Summation from Right to Left changes Accuracy? I was looking at The accuracy from left to right and that from right to left of the floating point arithmetic sums which was asking for the accuracy of $$\sum_{k=1}^n\frac{1}{k^2}$$ from right to left, and I was wondering how summing from different directions gives you different accuracy?
Edit: I am specifically looking for where and how that $O(\log n)$ comes from in the link.
 A: When summing positive numbers is is critical that you sum the smallest term first in order to minimize the worst case behaviour of the round off error. This is most easily understood by studying an extreme example.
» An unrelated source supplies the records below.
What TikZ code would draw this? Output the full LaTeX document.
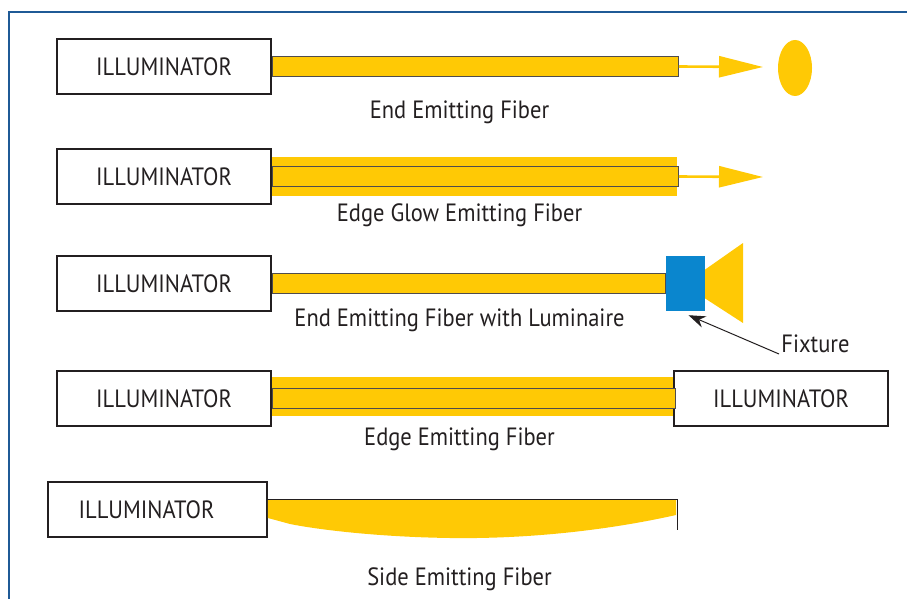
\documentclass[tikz,border=0pt]{standalone}
\usepackage{fontspec}
\setmainfont{PT Sans}[FakeStretch=0.9]
\usetikzlibrary{arrows.meta,positioning,calc,shapes.geometric}
\definecolor{cfiber}{HTML}{FFC905}
\definecolor{cfix}{HTML}{0A86CE}
\definecolor{cframe}{HTML}{1F5A96}
\definecolor{cink}{HTML}{231F20}
\tikzset{
  illum/.style={draw=cink, line width=1.8pt, fill=white, minimum width=214, minimum height=55, inner sep=0pt, font=\fontsize{25}{27}\selectfont, text=cink},
  fiber/.style={draw=cink!80, line width=0.9pt, fill=cfiber, minimum height=20, inner sep=0pt},
  glow/.style={fill=cfiber, minimum height=39, inner sep=0pt},
  ray/.style={draw=cfiber, line width=2.6pt, -{Triangle[length=44pt,width=21pt]}},
  spot/.style={ellipse, fill=cfiber, minimum width=34, minimum height=56, inner sep=0pt},
  fixbox/.style={fill=cfix, minimum width=39, minimum height=55, inner sep=0pt},
  pointer/.style={draw=cink, line width=1pt, -{Stealth[length=17pt,width=12pt]}},
  lbl/.style={font=\fontsize{25}{27}\selectfont, text=cink, inner sep=1pt},
}
\begin{document}
\begin{tikzpicture}[x=1pt,y=-1pt]
\useasboundingbox (0,0) rectangle (907,599);
\draw[cframe, line width=1.2pt] (9,599) -- (9,12) -- (907,12);
% fibers first, boxes on top
\node[glow, minimum width=406, anchor=west] (g2) at (271,176.5) {};
\node[glow, minimum width=403, anchor=west] (g4) at (271,396.5) {};
\foreach \i/\y in {1/66.5,2/176.5,3/283.5,4/398.5}{
  \node[illum] (il\i) at (164,\y) {ILLUMINATOR};
}
\node[illum] (il4r) at (781,398.5) {ILLUMINATOR};
\node[fiber, minimum width=406, right=0pt of il1] (f1) {};
\node[fiber, minimum width=406, right=0pt of il2] (f2) {};
\node[fiber, minimum width=393, right=0pt of il3] (f3) {};
\node[fiber, minimum width=403, right=0pt of il4] (f4) {};
% end emitting
\coordinate (t1) at (763,67);
\draw[ray] (f1.east) -- (t1);
\node[spot] (s1) at (795,68) {};
% edge glow
\coordinate (t2) at (763,177);
\draw[ray] (f2.east) -- (t2);
% luminaire
\node[fixbox, right=0pt of f3] (fx) {};
\fill[cfiber] ($(fx.east)+(0,-14)$) -- (743,243) -- (743,323) -- ($(fx.east)+(0,15)$) -- cycle;
\node[lbl] (fxl) at (815.5,344) {Fixture};
\coordinate (fxs) at (779,354);
\draw[pointer] (fxs) -- ($(fx.south)+(3,4)$);
% side emitting
\node[illum, minimum width=219] (il5) at (157.5,509.5) {ILLUMINATOR\kern22pt};
\fill[cfiber] (il5.east |- 0,500) -- (676,500) -- (676,515)
  .. controls (600,532) and (520,539) .. (450,538)
  .. controls (380,537) and (320,530) .. (290,524) -- (il5.east |- 0,518) -- cycle;
\draw[cink, line width=0.8pt] (il5.east |- 0,499) -- (677,499) -- (677,530);
% captions
\foreach \y/\t in {112/End Emitting Fiber, 215/Edge Glow Emitting Fiber, 320/End Emitting Fiber with Luminaire, 439/Edge Emitting Fiber, 579/Side Emitting Fiber}{
  \node[lbl] at (459.5,\y) {\t};
}
\end{tikzpicture}
\end{document}
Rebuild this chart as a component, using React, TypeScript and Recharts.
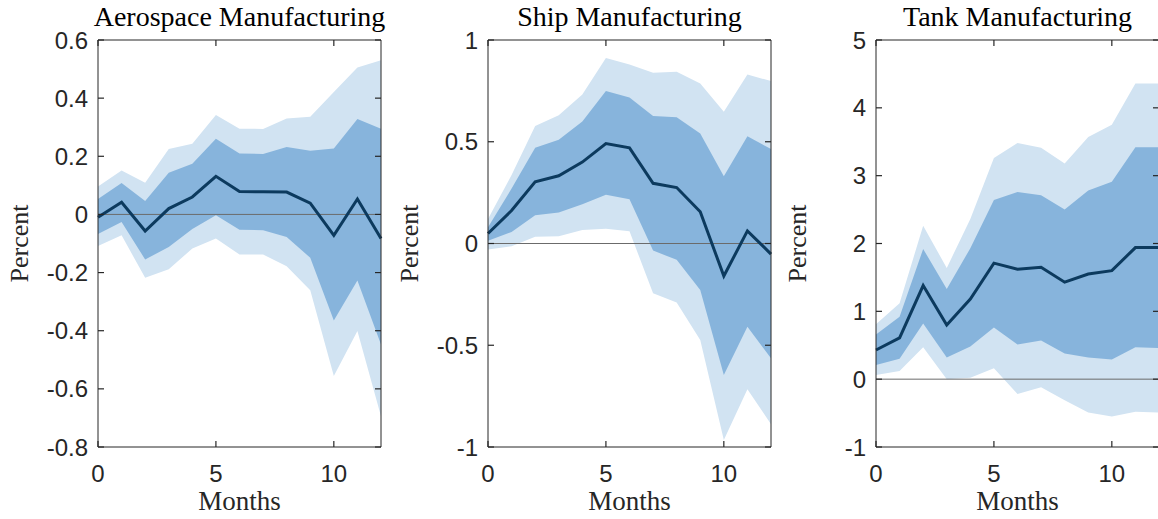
import React from 'react';
import { ComposedChart, Area, Line, XAxis, YAxis, ReferenceLine } from 'recharts';

const months = [0, 1, 2, 3, 4, 5, 6, 7, 8, 9, 10, 11, 12];
const xTicks = [0, 5, 10];

const aeroIrf = [-0.01, 0.042, -0.057, 0.02, 0.06, 0.131, 0.079, 0.078, 0.077, 0.039, -0.072, 0.053, -0.083];
const aeroHi68 = [0.053, 0.108, 0.046, 0.143, 0.174, 0.26, 0.21, 0.208, 0.232, 0.219, 0.227, 0.328, 0.295];
const aeroHi90 = [0.096, 0.151, 0.109, 0.225, 0.243, 0.342, 0.295, 0.294, 0.33, 0.336, 0.421, 0.505, 0.53];
const aeroLo68 = [-0.067, -0.026, -0.155, -0.112, -0.05, -0.003, -0.053, -0.054, -0.078, -0.149, -0.365, -0.227, -0.447];
const aeroLo90 = [-0.109, -0.072, -0.218, -0.189, -0.117, -0.083, -0.138, -0.138, -0.178, -0.261, -0.556, -0.401, -0.694];
const aeroTicks = [-0.8, -0.6, -0.4, -0.2, 0, 0.2, 0.4, 0.6];

const shipIrf = [0.049, 0.162, 0.303, 0.333, 0.4, 0.491, 0.47, 0.296, 0.275, 0.156, -0.16, 0.062, -0.052];
const shipHi68 = [0.08, 0.27, 0.47, 0.51, 0.6, 0.749, 0.717, 0.626, 0.621, 0.54, 0.331, 0.527, 0.464];
const shipHi90 = [0.12, 0.336, 0.577, 0.63, 0.732, 0.912, 0.88, 0.839, 0.844, 0.786, 0.647, 0.83, 0.798];
const shipLo68 = [0.013, 0.057, 0.139, 0.152, 0.193, 0.239, 0.218, -0.035, -0.08, -0.228, -0.646, -0.409, -0.564];
const shipLo90 = [-0.03, -0.013, 0.033, 0.036, 0.066, 0.072, 0.06, -0.245, -0.29, -0.474, -0.966, -0.716, -0.888];
const shipTicks = [-1, -0.5, 0, 0.5, 1];

const tankIrf = [0.43, 0.61, 1.38, 0.8, 1.18, 1.71, 1.62, 1.65, 1.43, 1.55, 1.6, 1.94, 1.94];
const tankHi68 = [0.66, 0.92, 1.92, 1.33, 1.93, 2.64, 2.76, 2.71, 2.5, 2.78, 2.91, 3.42, 3.42];
const tankHi90 = [0.81, 1.12, 2.26, 1.64, 2.36, 3.26, 3.48, 3.41, 3.18, 3.57, 3.75, 4.36, 4.36];
const tankLo68 = [0.21, 0.3, 0.82, 0.32, 0.48, 0.76, 0.51, 0.57, 0.38, 0.32, 0.29, 0.47, 0.46];
const tankLo90 = [0.06, 0.12, 0.47, 0.0, 0.02, 0.16, -0.22, -0.12, -0.31, -0.49, -0.55, -0.48, -0.49];
const tankTicks = [-1, 0, 1, 2, 3, 4, 5];

const LIGHT = '#d1e3f2';
const DARK = '#87b4dc';
const LINE = '#0c3a5e';
const AXIS = '#262626';
const SANS = 'Liberation Sans, Arial, sans-serif';
const SERIF = 'Liberation Serif, Times New Roman, serif';
const TL = 6;

// layout constants
const CHART_W = 390;
const Y_AXIS_W = 98;
const RIGHT_AXIS_W = 1;
const MARGIN_R = 8;
const PLOT_W = CHART_W - Y_AXIS_W - RIGHT_AXIS_W - MARGIN_R;

const fmt = (v: number) => String(Number(v.toFixed(2)));

const BottomTick = (p: any) => (
  <g>
    <path d={`M${p.x},${p.y}V${p.y - TL}`} stroke={AXIS} strokeWidth={1.2} fill="none" />
    <text x={p.x} y={p.y + 35} textAnchor="middle" fill={AXIS} fontSize={24} fontFamily={SANS}>
      {fmt(p.payload.value)}
    </text>
  </g>
);
const TopTick = (p: any) => (
  <g>
    <path d={`M${p.x},${p.y}V${p.y + TL}`} stroke={AXIS} strokeWidth={1.2} fill="none" />
  </g>
);
const LeftTick = (p: any) => (
  <g>
    <path d={`M${p.x},${p.y}H${p.x + TL}`} stroke={AXIS} strokeWidth={1.2} fill="none" />
    <path d={`M${p.x + PLOT_W},${p.y}H${p.x + PLOT_W - TL}`} stroke={AXIS} strokeWidth={1.2} fill="none" />
    <text x={p.x - 10} y={p.y + 8.5} textAnchor="end" fill={AXIS} fontSize={24} fontFamily={SANS}>
      {fmt(p.payload.value)}
    </text>
  </g>
);

type PanelProps = {
  title: string;
  irf: number[];
  lo68: number[];
  hi68: number[];
  lo90: number[];
  hi90: number[];
  yTicks: number[];
  left: number;
};

function Panel({ title, irf, lo68, hi68, lo90, hi90, yTicks, left }: PanelProps) {
  const data = months.map((m, i) => ({
    m,
    irf: irf[i],
    b90: [lo90[i], hi90[i]],
    b68: [lo68[i], hi68[i]],
  }));
  const domain = [yTicks[0], yTicks[yTicks.length - 1]];
  return (
    <div style={{ position: 'absolute', left, top: 0 }}>
      <ComposedChart width={CHART_W} height={519} data={data} margin={{ top: 39, right: MARGIN_R, bottom: 0, left: 0 }}>
        <Area xAxisId="b" yAxisId="l" type="linear" dataKey="b90" stroke="none" fill={LIGHT} fillOpacity={1} isAnimationActive={false} />
        <Area xAxisId="b" yAxisId="l" type="linear" dataKey="b68" stroke="none" fill={DARK} fillOpacity={1} isAnimationActive={false} />
        <ReferenceLine xAxisId="b" yAxisId="l" y={0} stroke="#6b6b6b" strokeWidth={1} />
        <Line xAxisId="b" yAxisId="l" type="linear" dataKey="irf" stroke={LINE} strokeWidth={3} dot={false} isAnimationActive={false} />
        <XAxis
          xAxisId="b"
          dataKey="m"
          type="number"
          domain={[0, 12]}
          ticks={xTicks}
          interval={0}
          height={72}
          tickSize={0}
          tickMargin={0}
          tickLine={false}
          stroke={AXIS}
          tick={<BottomTick />}
          label={{ value: 'Months', position: 'insideBottom', offset: 9, fill: AXIS, fontSize: 27, fontFamily: SERIF }}
        />
        <XAxis
          xAxisId="t"
          orientation="top"
          type="number"
          domain={[0, 12]}
          ticks={xTicks}
          interval={0}
          height={1}
          tickSize={0}
          tickMargin={0}
          tickLine={false}
          stroke={AXIS}
          tick={<TopTick />}
          label={{ value: title, position: 'top', offset: 13, fill: '#000', fontSize: 28, fontFamily: SERIF }}
        />
        <YAxis
          yAxisId="l"
          type="number"
          domain={domain}
          ticks={yTicks}
          interval={0}
          width={Y_AXIS_W}
          tickSize={0}
          tickMargin={0}
          tickLine={false}
          stroke={AXIS}
          tick={<LeftTick />}
          label={{ value: 'Percent', angle: -90, position: 'insideLeft', offset: 19, fill: AXIS, fontSize: 26, fontFamily: SERIF, style: { textAnchor: 'middle' } }}
        />
        <YAxis
          yAxisId="r"
          orientation="right"
          type="number"
          domain={domain}
          width={RIGHT_AXIS_W}
          tickLine={false}
          stroke={AXIS}
          tick={false}
        />
      </ComposedChart>
    </div>
  );
}

export default function App() {
  return (
    <div style={{ position: 'absolute', left: 0, top: 0, width: 1158, height: 519, overflow: 'hidden', background: '#fff' }}>
      <Panel title="Aerospace Manufacturing" irf={aeroIrf} lo68={aeroLo68} hi68={aeroHi68} lo90={aeroLo90} hi90={aeroHi90} yTicks={aeroTicks} left={0} />
      <Panel title="Ship Manufacturing" irf={shipIrf} lo68={shipLo68} hi68={shipHi68} lo90={shipLo90} hi90={shipHi90} yTicks={shipTicks} left={390} />
      <Panel title="Tank Manufacturing" irf={tankIrf} lo68={tankLo68} hi68={tankHi68} lo90={tankLo90} hi90={tankHi90} yTicks={tankTicks} left={778} />
    </div>
  );
}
Specifically, compute
\begin{equation}
2 = 1 + \underset{2^{24} \text{copies}}{\underbrace{u + u + \dotsc u}}, \quad + u = 2^{-24}
\end{equation}
using single precision floating point numbers. In the default rounding mode the floating point representation of $1 + 2^{-24}$ is $1$. It follows, that if we sum the largest terms first, then the computed sum is $1$, rather than $2$. However, if we sum the smallest terms first, then the computed sum is $2$. 
In general, if we sum $n$ floating point numbers $x_i$ together, using the simple algorithm
\begin{equation}
s_1 = x_1, \quad s_i = s_{i-1} + x_i
\end{equation}
the computed sum satisfies
\begin{multline}
\hat{s}_n = x_1 (1 + \theta_1^{(n-1)}) + x_2( 1 + \theta_2^{(n-1)}) + x_3 (1 + \theta_3^{(n-2)}) \\ + x_4 (1 + \theta_4^{(n-3)}) + \dotsc + x_{n-1} (1 + \theta_{n-1}^{(2)}) + x_n(1 + \theta_n^{(1)})
\end{multline}
where 
\begin{equation}
|\theta_j^{(k)}| \leq \gamma_k = \frac{ku}{1 - ku}.
\end{equation}
From this representation of the computed sum we see that if a large number enters the computation early, then it has a large change of making a large contribution to the error. This explains why we should sum the smallest terms first.
I have quietly assumed that the calculation of the sum does not overflow.
Turning to the toward the special case of $s = \sum_{k=1}^n \frac{1}{k^2}$ we choose to sum the terms in increasing order, so that
\begin{equation} 
x_k = \frac{1}{(n-k+1)^2}.
\end{equation}
In general the error can be written as
\begin{equation}
\hat{s} - s = \sum_{k=1}^n x_k \theta_k^{(n_k)}
\end{equation}
where $|\theta_k^{(l)}| \leq \gamma_l$ and $n_k = \min\{ n - 1, n - k + 1\} \leq n - k + 1$. In our special case, the expression for the error is
\begin{equation}
\hat{s} - s = \sum_{k=1}^n \frac{1}{(n-k+1)^2} \theta_k^{(n_k)}
\end{equation}
which allows us to estimate
\begin{equation}
|\hat{s} - s| = \sum_{k=1}^n \frac{1}{(n-k+1)^2} \left|\theta_k^{(n_k)}\right| \leq \sum_{k=1}^n \frac{\gamma_{n-k+1}}{(n-k+1)^2}.
\end{equation}
In order to continue we exploit $\gamma_l \approx l u$ which is a good approximation as long as $lu \ll 1$. It follows that
\begin{equation}
|\hat{s} - s| \lesssim \sum_{k=1}^n \frac{(n-k+1)u }{(n-k+1)^2} = u \sum_{k=1}^n \frac{1}{(n-k+1)} = u \sum_{k=1}^n \frac{1}{k} \approx u \log(n).
\end{equation}
The last approximation is obtained by regarding the sum
\begin{equation}
\sum_{k=1}^n \frac{1}{k}
\end{equation}
as a crude approximation of the integral
\begin{equation}
\int_1^n \frac{1}{t}dt = \log(n).
\end{equation}
This completes the treatment of the special case.